I remember watching her broad backside as she was heading down the
hallway toward our front door on her way back to New York, and
thinking, “The minute she’s in the air, we have GOT to move.”
Periodically my mother would encourage me to write ol’ Nanny. And I’d
always have a maniacal response.
“Whaddaya want me to SAY to her, Mom? ‘I sure miss all our
RETCHING fun’? ‘Thinking of you—since I’m BARFING!’?”
And my mom was always, “All right. Calm down, drama boy. You don’t
have to write her.”
Literally the only thing I know about my mother’s past, beyond that she
was a beautiful girl raised in an orphanage located in a truly
impoverished part of rural West Virginia, is that when she was 15 years
old, she dropped out of school and traveled around the south as a
magician’s assistant.
One day, when I was a kid, my father and I came home on a Saturday
afternoon to find that my mother had shattered the glass in the frame of
every picture hanging in our house. We found her sitting on the floor in the middle of the 
living room, looking perfectly calm.
“Are you OKAY?” I said. Serenely, she said, “I am.”

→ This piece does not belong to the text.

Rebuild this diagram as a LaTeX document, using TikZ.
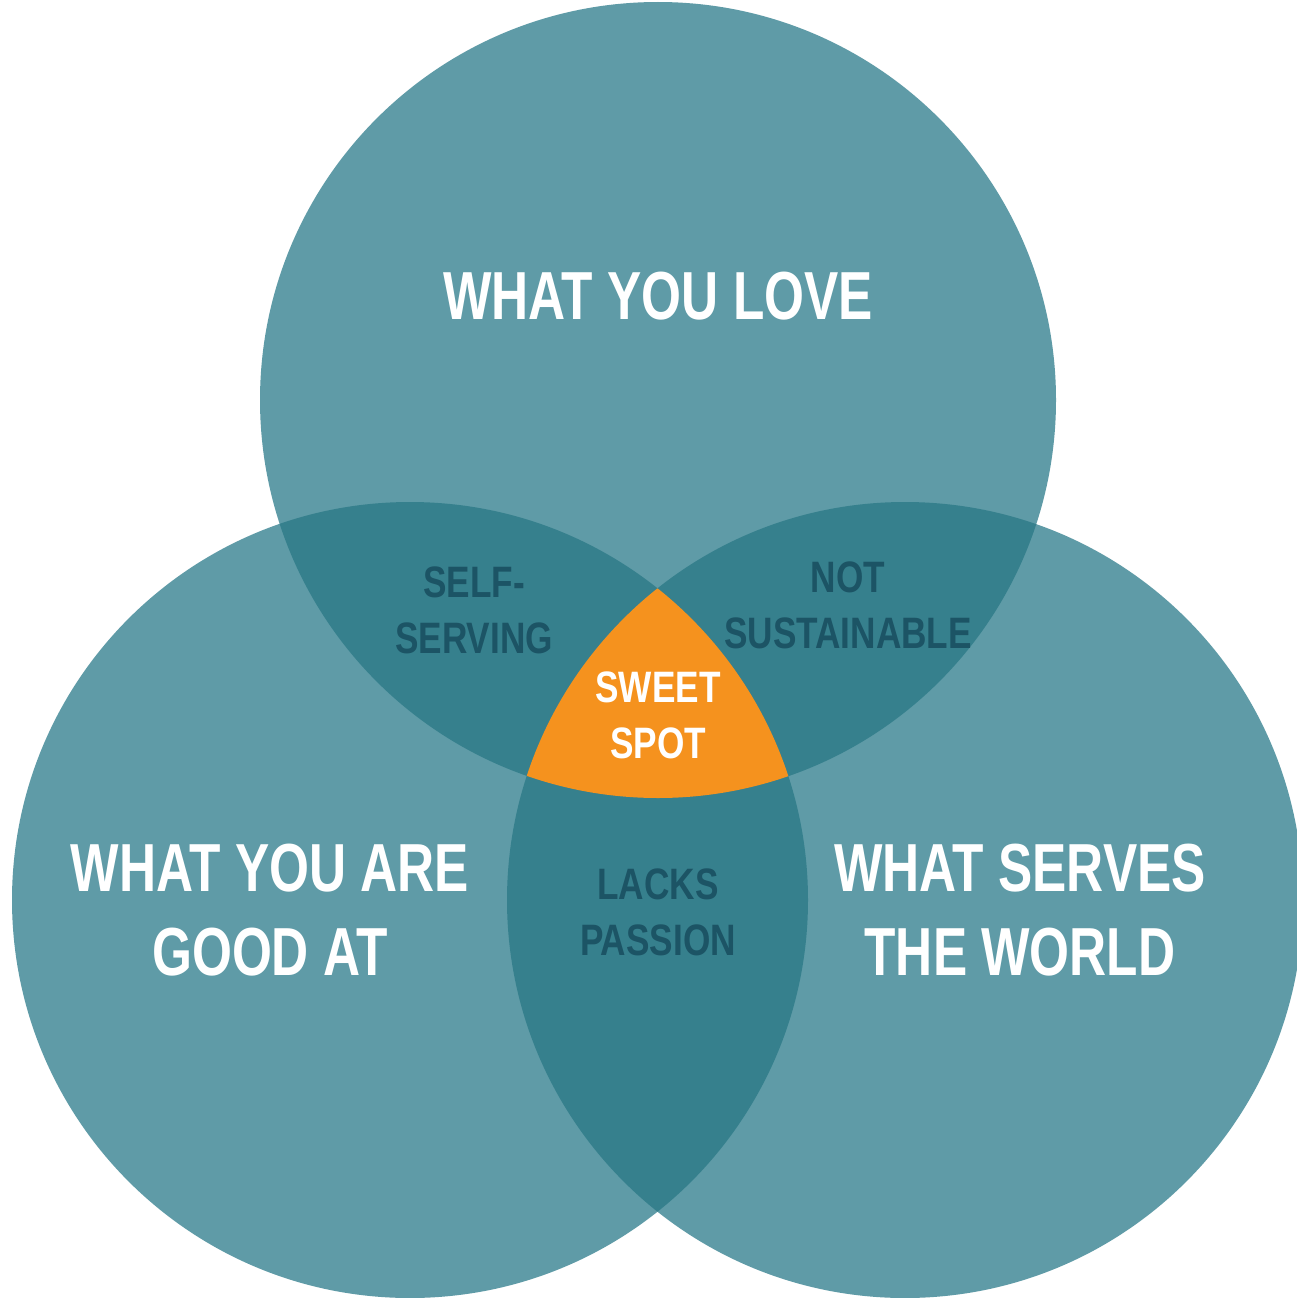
\documentclass[tikz,border=0pt]{standalone}
\usepackage{fontspec}
\newfontfamily\cond{Liberation Sans}[FakeStretch=0.8]
\newfontfamily\condbig{Liberation Sans}[FakeStretch=0.755]
\definecolor{base}{HTML}{5F9BA7}
\definecolor{over}{HTML}{36808D}
\definecolor{dark}{HTML}{1C5465}
\definecolor{sweet}{HTML}{F5921E}
\tikzset{
  biglabel/.style={text=white, align=center, inner sep=0pt, font=\condbig\bfseries\fontsize{68}{84}\selectfont},
  smalllabel/.style={text=dark, align=center, inner sep=0pt, font=\cond\bfseries\fontsize{44}{56}\selectfont},
  sweetlabel/.style={smalllabel, text=white}
}
\begin{document}
\begin{tikzpicture}[x=1pt,y=-1pt]
\useasboundingbox[fill=white] (0,0) rectangle (1297,1298);
\def\top{(658,400) circle[radius=398pt]}
\def\lft{(410,900) circle[radius=398pt]}
\def\rgt{(905,900) circle[radius=398pt]}
\fill[base] \top;
\fill[base] \lft;
\fill[base] \rgt;
\begin{scope}\clip \top; \fill[over] \lft; \fill[over] \rgt; \end{scope}
\begin{scope}\clip \lft; \fill[over] \rgt; \end{scope}
\begin{scope}\clip \top; \clip \lft; \fill[sweet] \rgt; \end{scope}
\node[biglabel] (love) at (658,296) {WHAT YOU LOVE};
\node[biglabel] (good) at (270,910) {WHAT YOU ARE\\GOOD AT};
\node[biglabel] (world) at (1020,910) {WHAT SERVES\\THE WORLD};
\node[smalllabel] (self) at (474,610) {SELF-\\SERVING};
\node[smalllabel] (notsus) at (848,605) {NOT\\SUSTAINABLE};
\node[sweetlabel] (spot) at (658,715) {SWEET\\SPOT};
\node[smalllabel] (lacks) at (658,912) {LACKS\\PASSION};
\end{tikzpicture}
\end{document}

I looked around at all the smashed pictures in the room. “What
happened?” Taking a slow, deep breath, she said, “What happened is that I realized
that the reason my parents treated me the way they did was because they
blamed me for not saving their marriage.” She smiled, and did a little
shrug. “That’s why they adopted me. I was supposed to save their
marriage.” She locked her gaze onto mine. And then tears came into her eyes. Her
smile broke a bit, but not much.
“I couldn’t save them,” she whispered. “I couldn’t.”
Years later, I tried to fashion from that moment something like my own
Aesop’s fable.
I’m still trying. With that moment. With all the moments.

Thanks John for your well thought out answers and for making me laugh out loud sometimes and wipe tears from my eyes at others. I wish continued success and many more years with your beautiful bride.
Oh, that running for president thing? I think it's yours for the asking.